The agency is also expecting to receive funds from the United Way’s Emergency Assistance and Community Needs fund this week.

“We want (families) to have an end game, so there’s something they can depend on for after the motel shelter,” Director Terry Lindemann said. “This has taught us all how to develop this emergency response, and it’s been a learning curve and we’re all benefiting from it.”

‘A regular, stable home’

Ferreira, who says he is grateful not to be on the streets, said he fears going back to work because his wife, Stephanie, and each of their three kids have compromised immune systems.

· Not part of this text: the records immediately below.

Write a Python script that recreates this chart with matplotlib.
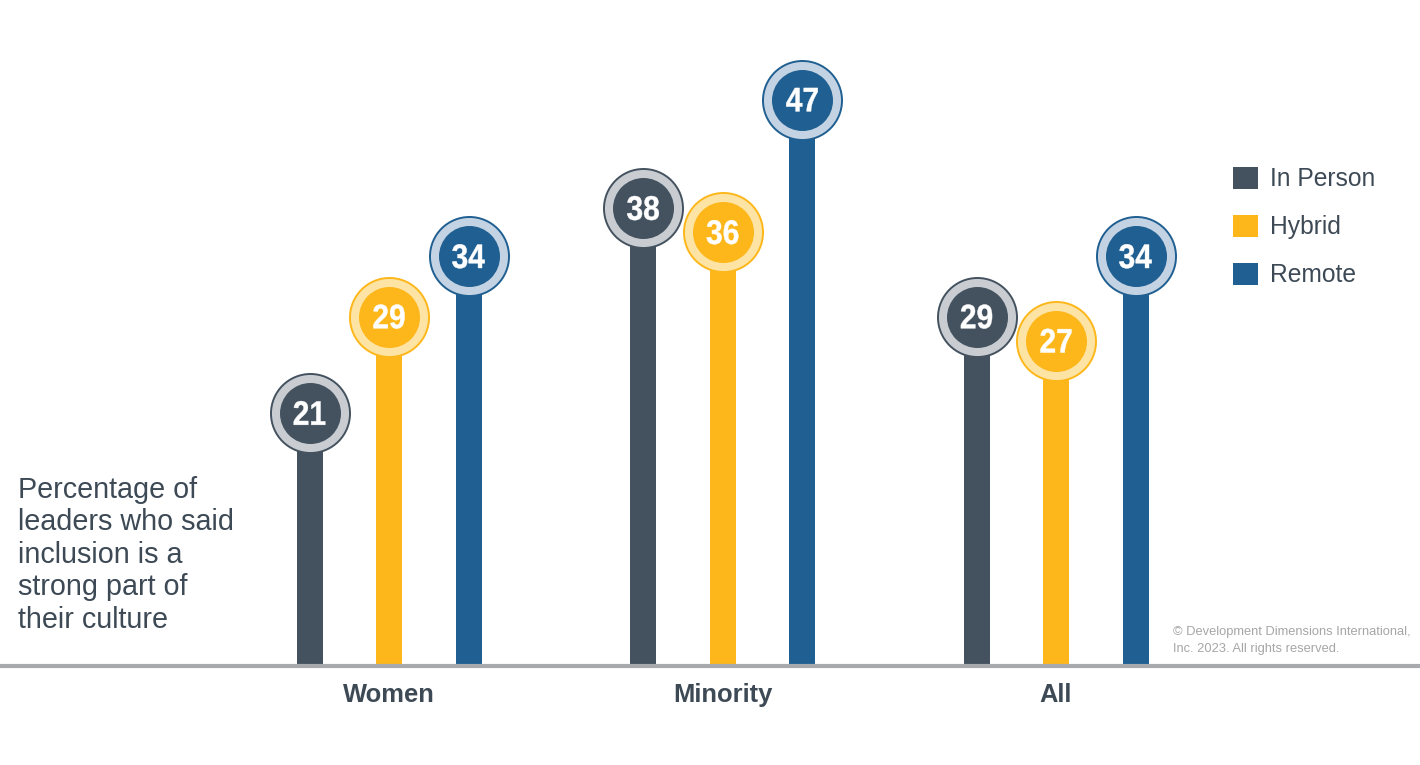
import numpy as np
import matplotlib
matplotlib.use("Agg")
import matplotlib.pyplot as plt
from matplotlib.patches import Patch, PathPatch
from matplotlib.textpath import TextPath
from matplotlib.font_manager import FontProperties
from matplotlib.transforms import Affine2D, ScaledTranslation

# data
categories = ["Women", "Minority", "All"]
series = ["In Person", "Hybrid", "Remote"]
in_person = [21, 38, 29]
hybrid = [29, 36, 27]
remote = [34, 47, 34]

colors = ["#44525f", "#fdb71a", "#1f5f91"]
ring_colors = ["#c9cdd2", "#fde4a4", "#c3d3e3"]
text_color = "#3d4a56"

plt.rcParams["font.family"] = ["Liberation Sans", "DejaVu Sans"]

fig = plt.figure(figsize=(14.2, 7.65), dpi=100)
ax = fig.add_axes([0, 0, 1, 1])
ax.set_xlim(-389 / 333.5, (1420 - 389) / 333.5)
ax.set_ylim(-99 / 12.05, (765 - 99) / 12.05)
ax.axis("off")

x = np.arange(len(categories))
offset = 79.5 / 333.5
width = 26 / 333.5
num_font = FontProperties(family="Liberation Sans", weight="bold")


def narrow_label(xi, yi, s, size=24.5, squeeze=0.88):
    # condensed-looking number label centred on a data point
    tp = TextPath((0, 0), s, size=size, prop=num_font)
    ext = tp.get_extents()
    cx = (ext.x0 + ext.x1) / 2
    cy = (ext.y0 + ext.y1) / 2
    tr = (Affine2D().translate(-cx, -cy).scale(squeeze * fig.dpi / 72, fig.dpi / 72)
          + ScaledTranslation(xi, yi, ax.transData))
    ax.add_patch(PathPatch(tp, transform=tr, facecolor="white", edgecolor="white",
                           linewidth=0.3, zorder=5))


for i, (vals, c, rc) in enumerate(zip([in_person, hybrid, remote], colors, ring_colors)):
    xs = x + (i - 1) * offset
    ax.bar(xs, vals, width=width, color=c, zorder=2)
    ax.scatter(xs, vals, s=3237, color=rc, edgecolor=c, linewidth=1.4, zorder=3)
    ax.scatter(xs, vals, s=1930, color=c, linewidth=0, zorder=4)
    for xi, v in zip(xs, vals):
        narrow_label(xi, v, str(v))

# baseline
ax.axhline(0, color="#a7a9ac", linewidth=3, zorder=3)

for xi, cat in zip(x, categories):
    ax.text(xi, -29 / 12.05, cat, ha="center", va="center", fontsize=18.4,
            fontweight="bold", color=text_color)

# left note
fig.text(18 / 1420, 1 - 476 / 765,
         "Percentage of\nleaders who said\ninclusion is a\nstrong part of\ntheir culture",
         ha="left", va="top", fontsize=20.7, color=text_color, linespacing=1.2)

# copyright
fig.text(1173 / 1420, 1 - 626 / 765,
         "© Development Dimensions International,\nInc. 2023. All rights reserved.",
         ha="left", va="top", fontsize=9.3, color="#a6a6a6", linespacing=1.6)

handles = [Patch(facecolor=c, edgecolor="none") for c in colors]
ax.legend(handles, series, loc="upper left", bbox_to_anchor=(1233 / 1420, 1 - 167 / 765),
          bbox_transform=fig.transFigure, frameon=False, fontsize=17.7,
          handlelength=1.0, handleheight=1.0, handletextpad=0.5,
          labelspacing=0.95, borderpad=0, borderaxespad=0, labelcolor=text_color)

fig.savefig("out.png", dpi=100, facecolor="white")
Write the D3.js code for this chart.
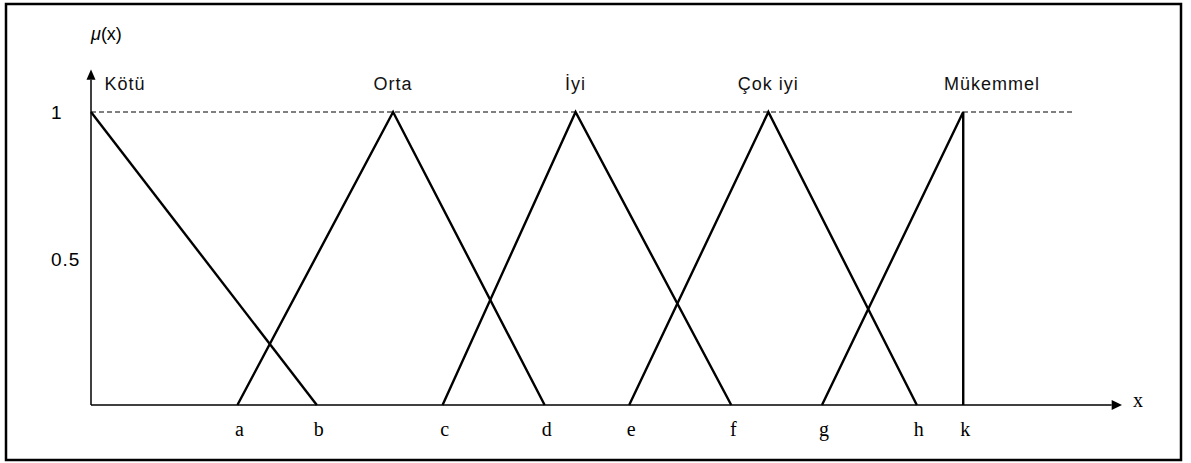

He doesn’t want to bring anything home.

But he also knows the family only gets $400 in food stamps a month, and they can’t move into an apartment without an income.

“We need a regular, stable home, at least something with a shower,” Ferreira said Friday as he rubbed circles of dirt from the bottoms of his feet. Nearby, his Tabby cat, Jacob, dashed across the room and his daughter, Aubrie, wiped the sleep from her eyes. Outside the door, a woman, who had been living in the office space next to them, walked by.

Ferreira and his family had stayed up all Thursday night, wondering where to go next. They set up a camera and a note to fend off prowlers who had tried to break in. Ferreira said he wondered how long they would have to live there, how it would affect his children.

He looked up at the photo on the wall behind him, of Muhammad Ali standing over Sonny Liston during a boxing match.

“We’ve gotten knocked down quite a bit,” he said.